If corporations could stop offering health insurance in order to increase profits, why don't they do it?
They're legally required to offer health insurance plans for full-time employees.
Most employers did it for decades before they were legally required to. The tax benefit to having your employer purchase your healthcare has been substantial since about World War II and such plans have been commonplace ever since, outside of unusually small employers or employees who are marginally paid.
> Most employers did it for decades before they were legally required to.

They also had pension plans, but these days, those are rare outside of government jobs. I wouldn't be surprised if companies clawed them back as the threat from unions dwindled.

United Airlines declared bankruptcy to get out of paying into a pension plan after not paying the proper amount into them for year so they could appear to be more profitable.

https://www.latimes.com/archives/la-xpm-2005-may-11-fi-unite....

A 401k is probably better since the company is paying funds directly to your account, IOW they can't underfund it.

That said, Raytheon ended up fucking over their 401k plan. Raytheon matched in company stock and required that 401k owners held the company stock for 3 years once it was put into the plan. It worked great until 2005 when Raytheon's stock dropped to 1/3 of the price on news of gross of mismanagement.
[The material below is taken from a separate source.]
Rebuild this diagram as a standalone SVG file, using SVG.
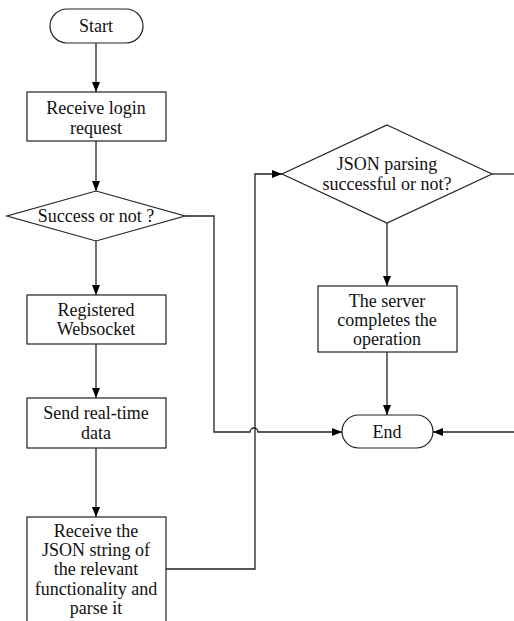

Employees couldn't get out of the stock, and were forced to swallow the loss.

So even on a 401k details matter.

Most employers provide far more than the minimum required health insurance.

Also the penalty for large employers is much smaller than the cost of health insurance (50% to 18% depending on individual vs group coverage), assuming that if companies didn't provide health insurance they'd pocket the difference means companies should still pay the fine.

Ok. Why do they offer health insurance plans beyond the minimum? Why do they pay above minimum wage? Why do they offer beyond minimum PTO? Equity options?
I'm not disagreeing, but this is the way corporations work in 2022.